A Word About Other Awards (And What it Means for the Odds of a Printz)

Ruminated on by Andrea, Windsor Library

Every year, I look forward to the Youth Media Awards that are announced in January. But it’s possible that like me, you also enjoy the added thrill of seeing the nominees for the Morris Debut Award and the YALSA Award for Excellence in Non-fiction announced at the beginning of December. I see it as a chance to get some reading done with focused vision on specific nominees. This year is no different.

From these 5 books, one will be chosen for the Morris Award as the book that is “published by a first-time author writing for teens and celebrating impressive new voices in young adult literature“:

The Carnival at Bray by Jessie Ann Foley

The Story of Owen: Dragon Slayer of Trondheim by E.K. Johnston

Gabi, a Girl in Pieces by Isabel Quintero

The Scar Boys by Len Vlahos

The Strange and Beautiful Sorrows of Ava Lavender by Leslye Walton

 

From these 5 books, one will be chosen for as the best non-fiction title:

Laughing at My Nightmare by Shane Burcaw

The Family Romanov: Murder, Rebellion & the Fall of Imperial Russia by Candace Fleming

Ida M. Tarbell: The Woman Who Challenged Big Business—and Won! by Emily Arnold McCully

The Port Chicago 50: Disaster, Mutiny, and the Fight for Civil Rights by Steve Sheinkin

Popular: Vintage Wisdom for a Modern Geek by Maya Van Wagenen

 

But what does this mean for these titles’ odds in the big show? After comparing notes on these two awards to the Printz winners and honor books, the results look grim:

Number of years the Morris Award has been given: 6

Number of books nominated: 30

Number of books also recognized by the Printz committee: 1

Percentage of books nominated for both: 3.33%

 

Number of years the YALSA Nonfiction Award has been given: 5

Number of books nominated: 25

Number of books also recognized by the Printz committee: 1

Percentage of books nominated for both: 4%

Now, the numbers for the Morris Award are straightforward.

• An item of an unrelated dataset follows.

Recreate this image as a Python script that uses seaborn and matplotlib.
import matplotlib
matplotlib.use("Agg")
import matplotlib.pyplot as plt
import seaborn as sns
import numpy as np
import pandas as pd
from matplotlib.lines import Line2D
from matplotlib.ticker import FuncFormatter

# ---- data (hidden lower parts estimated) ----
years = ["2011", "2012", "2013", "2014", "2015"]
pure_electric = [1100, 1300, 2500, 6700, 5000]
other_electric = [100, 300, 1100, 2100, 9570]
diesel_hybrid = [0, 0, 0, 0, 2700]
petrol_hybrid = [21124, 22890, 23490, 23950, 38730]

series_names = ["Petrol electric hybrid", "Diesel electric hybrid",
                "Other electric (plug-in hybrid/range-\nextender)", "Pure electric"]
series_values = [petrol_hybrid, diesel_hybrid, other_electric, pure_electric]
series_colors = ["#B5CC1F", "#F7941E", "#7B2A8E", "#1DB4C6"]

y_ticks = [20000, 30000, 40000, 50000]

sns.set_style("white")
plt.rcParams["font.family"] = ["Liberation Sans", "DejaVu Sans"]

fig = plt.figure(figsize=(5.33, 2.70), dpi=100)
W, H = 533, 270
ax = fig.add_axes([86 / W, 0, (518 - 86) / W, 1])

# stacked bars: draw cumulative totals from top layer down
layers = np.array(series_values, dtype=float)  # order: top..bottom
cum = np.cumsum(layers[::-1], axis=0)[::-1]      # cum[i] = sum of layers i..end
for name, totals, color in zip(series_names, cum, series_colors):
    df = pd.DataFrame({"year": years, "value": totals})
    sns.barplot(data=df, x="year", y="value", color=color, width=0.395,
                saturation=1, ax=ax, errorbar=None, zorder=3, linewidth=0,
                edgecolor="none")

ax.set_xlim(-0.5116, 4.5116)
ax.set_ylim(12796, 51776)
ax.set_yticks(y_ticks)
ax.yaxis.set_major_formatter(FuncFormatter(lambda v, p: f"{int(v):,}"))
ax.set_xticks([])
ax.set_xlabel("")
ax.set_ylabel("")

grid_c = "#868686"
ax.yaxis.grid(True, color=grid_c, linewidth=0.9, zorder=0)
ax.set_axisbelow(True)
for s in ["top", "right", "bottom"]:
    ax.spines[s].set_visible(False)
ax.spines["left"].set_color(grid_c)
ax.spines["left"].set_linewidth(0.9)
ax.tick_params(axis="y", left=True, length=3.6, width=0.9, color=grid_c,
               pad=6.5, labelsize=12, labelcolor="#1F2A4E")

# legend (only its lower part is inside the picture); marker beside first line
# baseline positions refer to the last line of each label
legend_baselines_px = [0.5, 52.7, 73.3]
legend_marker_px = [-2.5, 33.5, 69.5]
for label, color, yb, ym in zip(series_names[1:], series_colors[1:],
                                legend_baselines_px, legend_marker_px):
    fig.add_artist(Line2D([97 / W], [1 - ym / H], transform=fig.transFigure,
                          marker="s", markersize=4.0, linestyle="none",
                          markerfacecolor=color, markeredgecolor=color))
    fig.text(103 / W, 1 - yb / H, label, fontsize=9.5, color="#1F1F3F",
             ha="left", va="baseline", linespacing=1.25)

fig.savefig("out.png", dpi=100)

Only one book has cross-recognition. However, our contributor Sara loved Gabi; could we see another elusive double honor this year?

The Nonfiction Award deserves a closer look. Again, only one book is on both the Nonfiction list and the Printz list. And in fact, no other non-fiction book has been nominated for the Printz since the first year of the Non-fiction Award. However, two books that were Nonfiction nominees were also recognized for the Newbery Award, improving the odds of a non-fiction being recognized by a major award to 12%.

So, what say you, dear reader? Is this unfair? Unjust? Are you championing a title this year that could defy the odds? I would love to hear which one(s) you’re getting behind and why. Please, add to my reading list!